If elected, he would be replacing Judge Joseph Setzer Jr., who announced his retirement earlier this month.
Also filed for the seat, which covers Wayne, Greene and Lenoir counties, is William Bland, also of Goldsboro.
A Goldsboro native, Gaylor attended the University of North Carolina-Chapel Hill and the Delaware Law School of Widener University. Then, upon graduating, he returned to Goldsboro and joined the now-deceased Cecil Merritt's practice for eight years before opening his own office in The Monticello on William Street.

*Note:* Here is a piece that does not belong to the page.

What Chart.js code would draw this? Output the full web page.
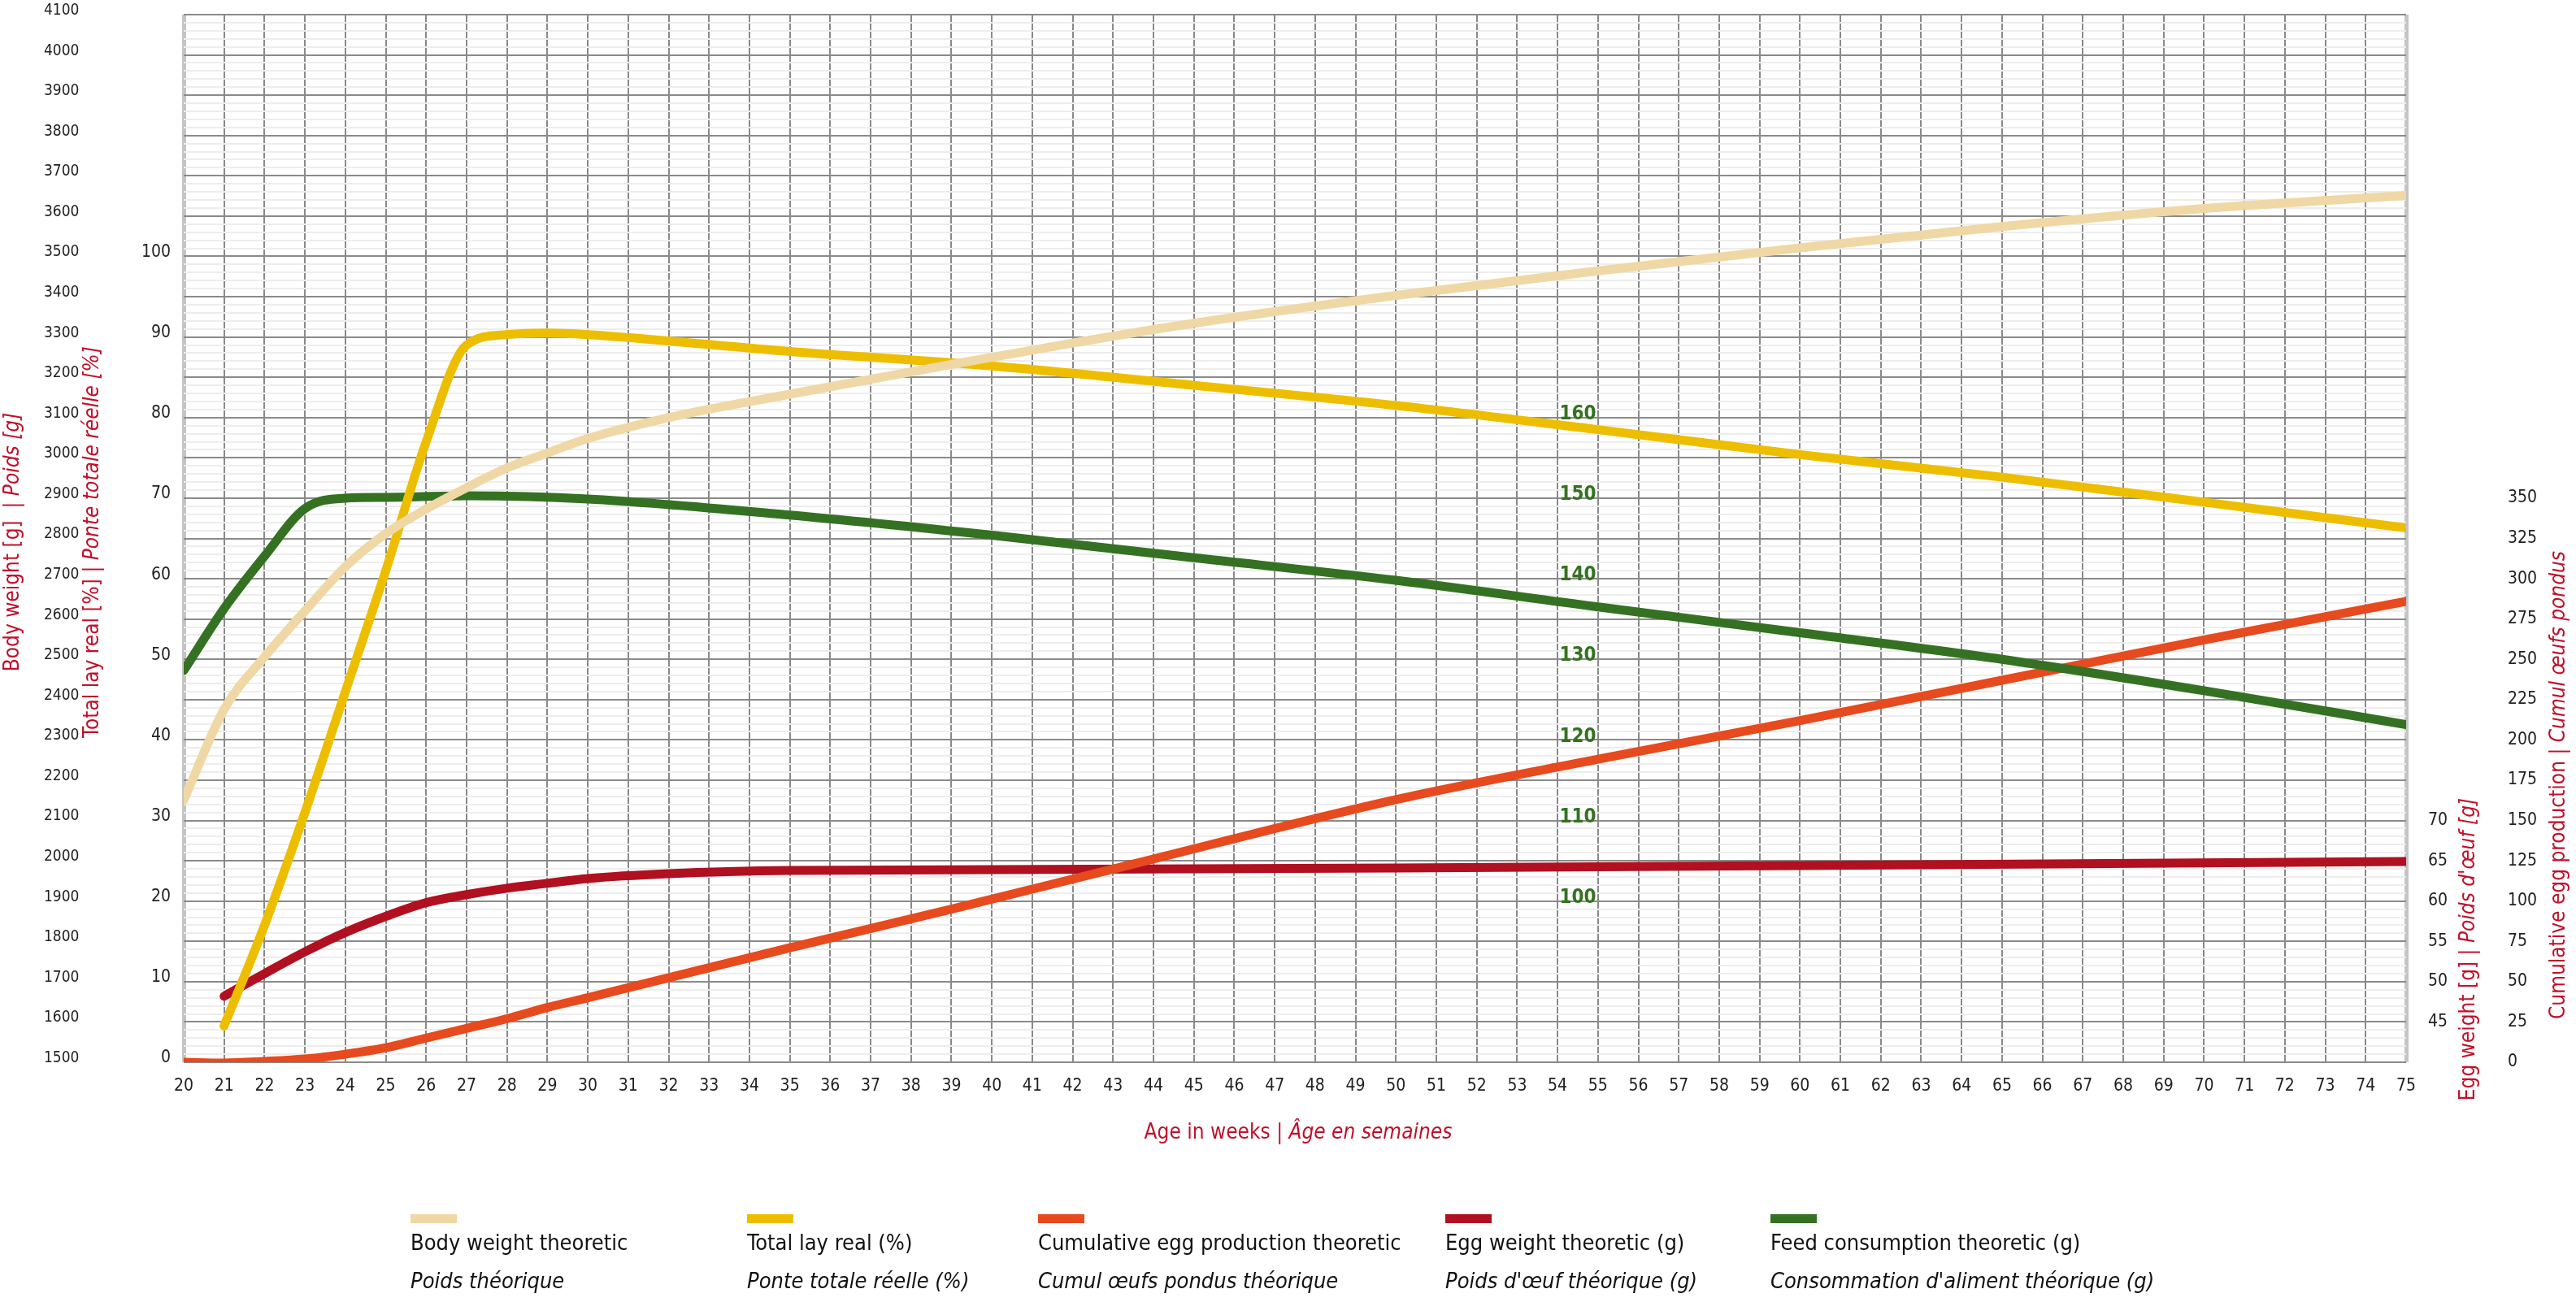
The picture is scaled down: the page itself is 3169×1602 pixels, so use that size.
<!DOCTYPE html>
<html>
<head>
<meta charset="utf-8">
<script src="https://cdn.jsdelivr.net/npm/chart.js@4.4.1/dist/chart.umd.min.js"></script>
<style>
  html, body { margin: 0; padding: 0; background: #fff; }
  #wrap { width: 3169px; height: 1602px; position: relative; }
</style>
</head>
<body>
<div id="wrap"><canvas id="chart"></canvas></div>
<script>
// ---- data ----
const bodyWeeks = [20, 21, 22, 23, 24, 25, 26, 27, 28, 29, 30, 32, 35, 39, 42, 45, 50, 55, 60, 65, 70, 75];
const bodyVals  = [2150, 2376, 2506, 2620, 2730, 2812, 2873, 2926, 2975, 3012, 3048, 3100, 3158, 3232, 3285, 3334, 3403, 3464, 3521, 3574, 3619, 3651];

const layWeeks = [21, 22, 23, 24, 25, 26, 27, 28, 29, 30, 35, 40, 45, 50, 55, 60, 65, 70, 75];
const layVals  = [4.5, 17, 31, 46, 61, 77, 89, 90.3, 90.5, 90.3, 88.2, 86.4, 84, 81.5, 78.5, 75.4, 72.6, 69.5, 66.3];

const cumWeeks = [20, 21, 22, 23, 24, 25, 26, 27, 28, 29, 30, 35, 39, 43.5, 50, 55, 60, 65, 70, 75];
const cumVals  = [0, -0.5, 0.5, 2, 5, 9, 15, 21, 27, 34, 40, 71, 95, 123, 163, 188, 212, 237, 262, 286];

const eggWeeks = [21, 22, 23, 24, 25, 26, 27, 28, 29, 30, 32, 35, 40, 50, 60, 75];
const eggVals  = [48.2, 51, 53.7, 56.1, 58.1, 59.8, 60.8, 61.6, 62.2, 62.8, 63.4, 63.8, 63.9, 64.1, 64.4, 64.9];

const feedWeeks = [20, 21, 22, 23, 24, 25, 27, 30, 35, 40, 45, 50, 55, 60, 65, 70, 75];
const feedVals  = [128.6, 136.3, 142.8, 148.7, 150, 150.1, 150.3, 149.9, 147.9, 145.4, 142.6, 139.8, 136.5, 133.3, 130, 126.1, 121.9];

const bodyTicks = [1500, 1600, 1700, 1800, 1900, 2000, 2100, 2200, 2300, 2400, 2500, 2600, 2700, 2800, 2900, 3000, 3100, 3200, 3300, 3400, 3500, 3600, 3700, 3800, 3900, 4000, 4100];
const layTicks  = [0, 10, 20, 30, 40, 50, 60, 70, 80, 90, 100];
const eggTicks  = [45, 50, 55, 60, 65, 70];
const cumTicks  = [0, 25, 50, 75, 100, 125, 150, 175, 200, 225, 250, 275, 300, 325, 350];
const feedTicks = [100, 110, 120, 130, 140, 150, 160];
const weekTicks = Array.from({ length: 56 }, (_, i) => 20 + i);

const legendItems = [
  { en: 'Body weight theoretic', fr: 'Poids théorique', color: '#efd8a5', x: 505 },
  { en: 'Total lay real (%)', fr: 'Ponte totale réelle (%)', color: '#edbe00', x: 919 },
  { en: 'Cumulative egg production theoretic', fr: 'Cumul œufs pondus théorique', color: '#e64a1e', x: 1277 },
  { en: 'Egg weight theoretic (g)', fr: 'Poids d\'œuf théorique (g)', color: '#b01020', x: 1778 },
  { en: 'Feed consumption theoretic (g)', fr: 'Consommation d\'aliment théorique (g)', color: '#357122', x: 2178 },
];

const FONT = '"Liberation Sans Narrow", "DejaVu Sans Condensed", sans-serif';
const RED = '#c0112b';

const pts = (xs, ys) => xs.map((x, i) => ({ x, y: ys[i] }));

function line(data, color, axis) {
  return {
    data, yAxisID: axis, borderColor: color, backgroundColor: color,
    borderWidth: 11, pointRadius: 0, borderCapStyle: 'round', borderJoinStyle: 'round',
    cubicInterpolationMode: 'monotone', fill: false,
  };
}

// draws "normal | italic" title, optionally rotated
function drawTitle(ctx, x, y, normal, italic, rotate) {
  ctx.save();
  ctx.translate(x, y);
  if (rotate) ctx.rotate(-Math.PI / 2);
  ctx.fillStyle = RED;
  ctx.textBaseline = 'middle';
  ctx.font = `26px ${FONT}`;
  const w1 = ctx.measureText(normal).width;
  ctx.font = `italic 26px ${FONT}`;
  const w2 = ctx.measureText(italic).width;
  let sx = -(w1 + w2) / 2;
  ctx.textAlign = 'left';
  ctx.font = `26px ${FONT}`;
  ctx.fillText(normal, sx, 0);
  ctx.font = `italic 26px ${FONT}`;
  ctx.fillText(italic, sx + w1, 0);
  ctx.restore();
}

const axisText = {
  id: 'axisText',
  afterDraw(chart) {
    const { ctx, scales } = chart;
    const s = scales;
    ctx.save();
    ctx.fillStyle = '#222';
    ctx.textBaseline = 'middle';

    ctx.font = `19px ${FONT}`;
    ctx.textAlign = 'left';
    bodyTicks.forEach(v => ctx.fillText(v, 54, s.y.getPixelForValue(v) - 5));
    ctx.font = `21px ${FONT}`;
    ctx.textAlign = 'right';
    layTicks.forEach(v => ctx.fillText(v, 210, s.lay.getPixelForValue(v) - 5));
    ctx.textAlign = 'left';
    eggTicks.forEach(v => ctx.fillText(v, 2987, s.egg.getPixelForValue(v)));
    cumTicks.forEach(v => ctx.fillText(v, 3085, s.cum.getPixelForValue(v)));

    ctx.textAlign = 'center';
    weekTicks.forEach(w => ctx.fillText(w, s.x.getPixelForValue(w), 1337));

    ctx.fillStyle = '#357122';
    ctx.font = `bold 24px ${FONT}`;
    feedTicks.forEach(v => ctx.fillText(v, s.x.getPixelForValue(54.5), s.feed.getPixelForValue(v) - 4));

    drawTitle(ctx, 16, 667, 'Body weight [g]  | ', 'Poids [g]', true);
    drawTitle(ctx, 114, 667, 'Total lay real [%] | ', 'Ponte totale réelle [%]', true);
    drawTitle(ctx, 3037, 1168, 'Egg weight [g] | ', 'Poids d\'œuf [g]', true);
    drawTitle(ctx, 3148, 966, 'Cumulative egg production | ', 'Cumul œufs pondus', true);
    drawTitle(ctx, 1597, 1394, 'Age in weeks | ', 'Âge en semaines', false);

    // legend
    legendItems.forEach(it => {
      ctx.fillStyle = it.color;
      ctx.fillRect(it.x, 1494, 57, 11);
      ctx.fillStyle = '#111';
      ctx.textAlign = 'left';
      ctx.font = `27px ${FONT}`;
      ctx.fillText(it.en, it.x, 1531);
      ctx.font = `italic 27px ${FONT}`;
      ctx.fillText(it.fr, it.x, 1578);
    });
    ctx.restore();
  }
};

new Chart(document.getElementById('chart'), {
  type: 'line',
  data: {
    datasets: [
      line(pts(bodyWeeks, bodyVals), '#efd8a5', 'y'),
      line(pts(layWeeks, layVals), '#edbe00', 'lay'),
      line(pts(feedWeeks, feedVals), '#357122', 'feed'),
      line(pts(cumWeeks, cumVals), '#e64a1e', 'cum'),
      line(pts(eggWeeks, eggVals), '#b01020', 'egg'),
    ]
  },
  options: {
    responsive: true, maintainAspectRatio: false, animation: false, devicePixelRatio: 1,
    layout: { padding: { left: 226, right: 209, top: 18, bottom: 295 } },
    plugins: { legend: { display: false }, tooltip: { enabled: false } },
    scales: {
      x: {
        type: 'linear', min: 20, max: 75,
        ticks: { display: false, stepSize: 1 },
        border: { display: false },
        grid: {
          drawTicks: false,
          color: c => (c.tick.value === 20 || c.tick.value === 75) ? '#c4c4c4' : '#8a8a8a',
          lineWidth: c => (c.tick.value === 20 || c.tick.value === 75) ? 5 : 2,
        }
      },
      y: {
        min: 1500, max: 4100,
        ticks: { display: false, stepSize: 20, maxTicksLimit: 200 },
        border: { display: false },
        grid: {
          drawTicks: false,
          color: c => (Math.round(c.tick.value) % 100 === 0) ? '#8a8a8a' : '#ededed',
          lineWidth: 2,
        }
      },
      lay:  { display: false, min: 0, max: 130 },
      feed: { display: false, min: 80, max: 210 },
      egg:  { display: false, min: 40, max: 170 },
      cum:  { display: false, min: 0, max: 650 },
    }
  },
  plugins: [axisText]
});
</script>
</body>
</html>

Since then, he's served with various community organizations, including as Chairman of the Wayne County Development Alliance and the Goldsboro-Wayne Chamber of Commerce. He also has been the recipient of the Lifetime Achievement Award from the Downtown Goldsboro Development Corp. and the Distinguished Service Award from the Goldsboro Jaycees.
And, while he acknowledged that none of that really matters on the bench and that as a rookie judge there would be a learning curve -- as there would be for anybody else -- he still feels that he brings a full set of qualifications with him to the judiciary.
"Fortunately we have a very good set of judges to assist in that (transition), but if you're new to the bench, everybody's got to start," Gaylor said.
During his years as an attorney, he continued, he's worked with a lot of people on a wide variety of cases, from criminal early in his career, to mostly civil today.
And as a District Court judge, he would be responsible for both criminal and civil trials, as well as domestic hearings.
"I feel like I've got as much experience as anyone else running for this position," Gaylor said. "And I have gotten to know the people in this area and in this district, and I feel like I know the type of judge they're looking for and the high standards the public requires."
But he thinks that perhaps his biggest contribution -- or at least the one most likely to be appreciated by the rest of the community -- could be his years in private practice.
"I have a unique perspective that I can bring to the judiciary," Gaylor said. "Because of my time in the private sector, I know how important time is to people, and I will always be aware of that during court proceedings.
"I think that's an important perspective that needs to be in the judiciary."
He also knows, though, how challenging, and yet how important it is to keep that idea of time in mind when dealing with hundreds of cases.
"I certainly plan to be fair and impartial and weigh the merits of each case," he said. "I will try to do the best I can to make sure everybody is treated fairly and receives their day in court."
It is, Gaylor, 58, explained, an opportunity and a challenge he's looking forward to meeting.
"I think it's another way to continue to give back to the legal profession," he said. "I believe at this point in my career the best thing I can do is move to the judiciary.
"And I think that the reason for now, is that a seat has opened."
But, really he continued, with a father -- Charles P. Gaylor Jr. -- who also worked as an attorney and served as a judge, it's a move he's been preparing for every since he was a child.
"When I was growing up I had a chance to see what the legal profession was all about, and I developed a real love for law and for the fact that it provides a real unique opportunity to help people," Gaylor said.
Gaylor is married to Rhonda McDonald Gaylor and has a son, Charles P. Gaylor IV.